You have what you believe to be a winning premise, one that’s fresh enough to captivate an audience and the legs to sustain a feature runtime. The problem is, you don’t want to miswrite it. You don’t want to waste your big idea on an attempt that lacks good characterization, proper pace, interesting dialogue and a logical structure. After all, the more stabs you take at a good premise, the harder it becomes.
Screenwriting is a complex and, ultimately, personal experience, and sharing “universal advice” about the process can often be folly. But there are tenets of screenwriting that every writer, regardless of age or experience, should keep in mind, tenets that shape a successful script. The following tips, along with a robust mentorship and scrupulous editing should help you get a start in Hollywood’s business of writing for the silver screen. Here’s how to strike gold!
Build Out From Your Characters
Characterization is the single most important element of a screenplay – it’s what gives the picture its driving force, its stakes, its audience surrogate and its central conflicts. Ground your characters in real, 3-dimensional traits, taking care not to paint caricatures. For instance, say you have an auto mechanic – it would be uninteresting to make them just a Long Island-type jock; it would be more interesting to make them a hopeless romantic, a game show fanatic, a budding poet… you get the idea. Go for unexpected characterizations, and build the story out from there.
Don’t Fear Formula, But Don’t Rely on It Either
Some new writers want to start writing on page one, and try their way through to the very end, with no structure or formula in place. 99.99 times out of 100, that results in a messy script. Pick up one of the seminal screenwriting formula books, like Save the Cat; read about the hero’s journey; read about how act structure translates to page numbers in Hollywood screenplays; and, while not being entirely beholden to a cookie cutter structure, follow those cues.
Don’t Force the Action
Action in a story should spin naturally out of a character’s actions, which in turn should arise naturally from a character’s motivations and proclivities. If your hopeless romantic mechanic (to use the prior example) all of a sudden blows off his date to see a baseball game, just to serve a plot point, that’s what most writers would call “forced action”. It’s not in character, and therefore only services the plot.
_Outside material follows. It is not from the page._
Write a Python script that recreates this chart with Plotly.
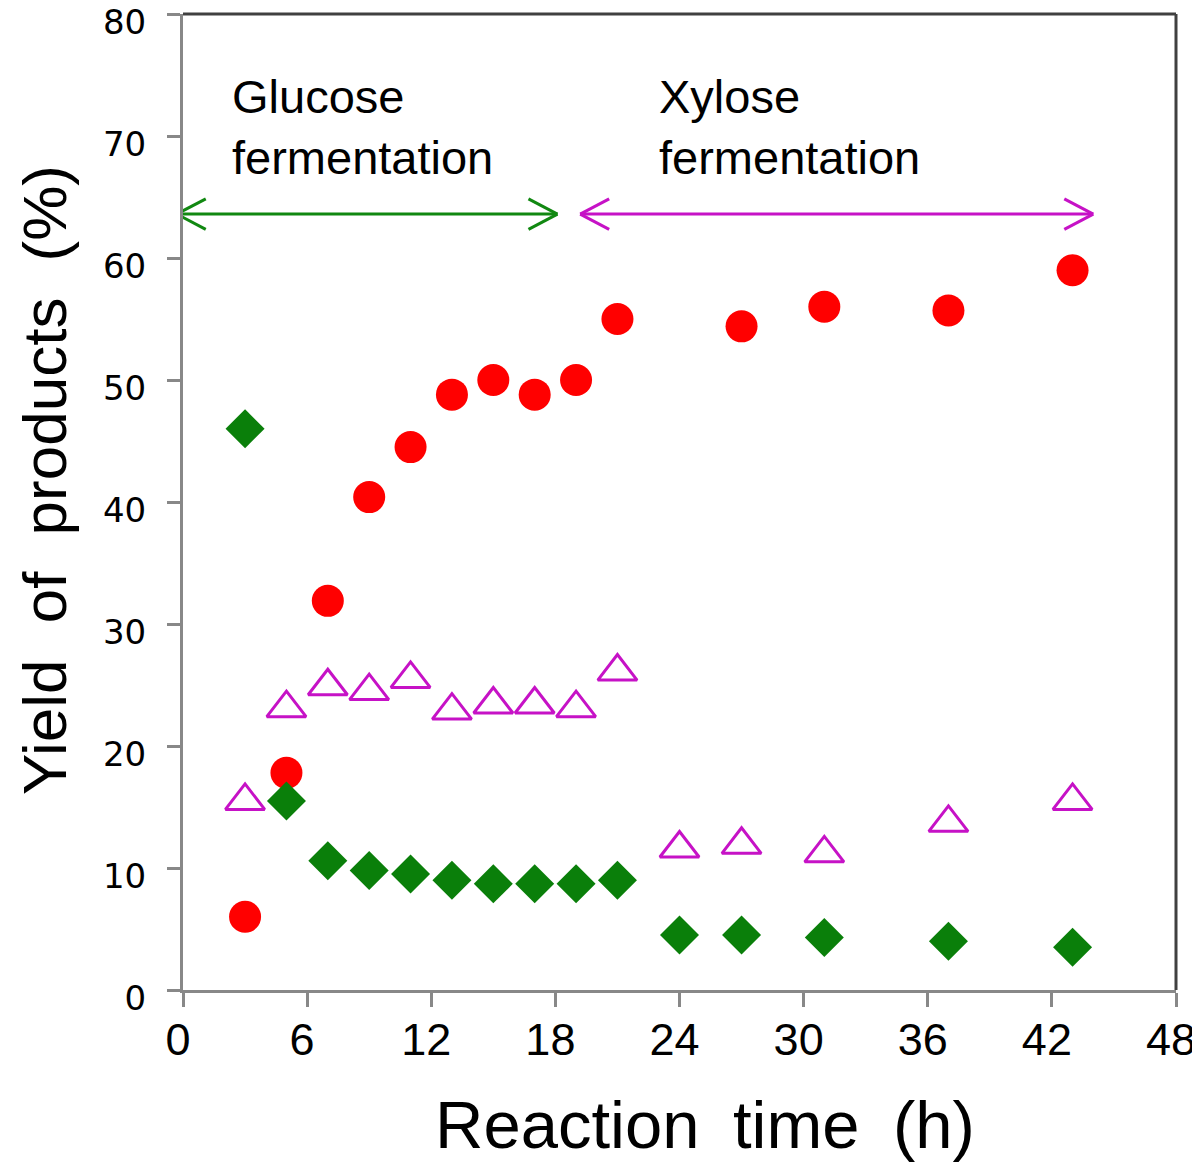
import plotly.graph_objects as go

# ---- data ----
time_ethanol = [3, 5, 7, 9, 11, 13, 15, 17, 19, 21, 27, 31, 37, 43]
yield_ethanol = [6.0, 17.8, 31.9, 40.4, 44.5, 48.8, 50.0, 48.8, 50.0, 55.0, 54.4, 56.0, 55.7, 59.0]

time_tri = [3, 5, 7, 9, 11, 13, 15, 17, 19, 21, 24, 27, 31, 37, 43]
yield_tri = [15.5, 23.1, 24.9, 24.5, 25.5, 22.9, 23.4, 23.4, 23.1, 26.1, 11.6, 11.9, 11.2, 13.7, 15.5]

time_dia = [3, 5, 7, 9, 11, 13, 15, 17, 19, 21, 24, 27, 31, 37, 43]
yield_dia = [46.0, 15.5, 10.6, 9.8, 9.5, 9.0, 8.7, 8.7, 8.7, 9.0, 4.5, 4.5, 4.3, 4.0, 3.5]

x_ticks = [0, 6, 12, 18, 24, 30, 36, 42, 48]
y_ticks = [0, 10, 20, 30, 40, 50, 60, 70, 80]

# phase arrows
phase_labels = ["Glucose<br>fermentation", "Xylose<br>fermentation"]
phase_label_x = [2.25, 22.9]
phase_start = [-0.3, 19.2]
phase_end = [18.1, 44.0]
phase_y = [63.6, 63.6]
phase_colors = ["#118811", "#C612C6"]

RED = "#FF0000"
MAGENTA = "#C612C6"
GREEN = "#0A7F0A"

fig = go.Figure()
fig.add_trace(go.Scatter(x=time_ethanol, y=yield_ethanol, mode="markers",
                         marker=dict(symbol="circle", size=32, color=RED),
                         showlegend=False, cliponaxis=False))
fig.add_trace(go.Scatter(x=time_tri, y=yield_tri, mode="markers",
                         marker=dict(symbol="triangle-up-open", size=34, color=MAGENTA,
                                     line=dict(width=3, color=MAGENTA)),
                         showlegend=False, cliponaxis=False))
fig.add_trace(go.Scatter(x=time_dia, y=yield_dia, mode="markers",
                         marker=dict(symbol="diamond", size=30, color=GREEN),
                         showlegend=False, cliponaxis=False))

shapes = []
head_dx, head_dy = 1.4, 1.25
for s, e, yv, c in zip(phase_start, phase_end, phase_y, phase_colors):
    ln = dict(color=c, width=3)
    shapes.append(dict(type="line", x0=s, x1=e, y0=yv, y1=yv, line=ln, xref="x", yref="y"))
    for sy in [1, -1]:
        shapes.append(dict(type="line", x0=s, y0=yv, x1=s + head_dx, y1=yv + sy * head_dy,
                           line=ln, xref="x", yref="y"))
        shapes.append(dict(type="line", x0=e, y0=yv, x1=e - head_dx, y1=yv + sy * head_dy,
                           line=ln, xref="x", yref="y"))
# top/right frame
shapes.append(dict(type="line", xref="paper", yref="paper", x0=0, x1=1, y0=1, y1=1,
                   line=dict(color="#404040", width=3)))
shapes.append(dict(type="line", xref="paper", yref="paper", x0=1, x1=1, y0=0, y1=1,
                   line=dict(color="#404040", width=3)))

annotations = []
for lab, lx in zip(phase_labels, phase_label_x):
    annotations.append(dict(x=lx, y=75.6, xref="x", yref="y", text=lab, showarrow=False,
                            xanchor="left", yanchor="top", align="left",
                            font=dict(family="Liberation Sans, Arial", size=47, color="black")))
annotations.append(dict(x=0.526, y=0, xref="paper", yref="paper",
                        text="Reaction\u2002time\u2002(h)", showarrow=False,
                        xanchor="center", yanchor="middle", yshift=-134,
                        font=dict(family="Liberation Sans, Arial", size=67, color="black")))
annotations.append(dict(x=0, y=0.5225, xref="paper", yref="paper",
                        text="Yield\u2002\u200aof\u2002\u200aproducts\u2002\u200a(%)", showarrow=False,
                        textangle=-90, xanchor="center", yanchor="middle", xshift=-139,
                        font=dict(family="Liberation Sans, Arial", size=62, color="black")))

fig.update_layout(
    width=1200, height=1172,
    margin=dict(l=175, r=32, t=6, b=190, autoexpand=False),
    paper_bgcolor="white", plot_bgcolor="white",
    shapes=shapes, annotations=annotations,
    xaxis=dict(range=[0, 48], tickvals=x_ticks, ticktext=[str(v) for v in x_ticks],
               showgrid=False, zeroline=False, showline=True, linecolor="#888888", linewidth=3,
               ticks="outside", ticklen=14, tickwidth=3, tickcolor="#888888",
               ticklabelstandoff=-6, ticklabelshift=-5, automargin=False,
               ticklabeloverflow="allow",
               tickfont=dict(family="Liberation Sans, Arial", size=45, color="black")),
    yaxis=dict(range=[0, 80], tickvals=y_ticks, ticktext=[str(v) for v in y_ticks],
               showgrid=False, zeroline=False, showline=True, linecolor="#888888", linewidth=3,
               ticks="outside", ticklen=13, tickwidth=3, tickcolor="#888888",
               ticklabelstandoff=14, ticklabelshift=8, automargin=False,
               ticklabeloverflow="allow",
               tickfont=dict(family="DejaVu Sans", size=34, color="black")),
)

fig.write_html("out.html")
Listen to the Way People Really Talk (Show, Don’t Tell)
You’ve plotted out the beats and it’s time to tackle dialogue. Novice writers tend to falter here by being too forthcoming with exposition. Take the example of a police agent, who is forced to scope out a mob moss’ headquarters in her first week on the job – you could have her say on transceiver to another officer, “I’m heading into the headquarters now, but I’m nervous because I’m inexperienced”, but that would be lazy writing.
Show her nervousness, but also understand that someone who is nervous won’t always say as much – they might even say the opposite. “Stand by, I’ve got him where I want him”, she might say, although her hand, shaking as it holds the transceiver, betrays her nervousness. In writing, showing is more powerful than telling.
Give your great idea the screenplay it deserves. Use the above tips to lay the groundwork, and look into mentorship for ongoing guidance as you write your movie.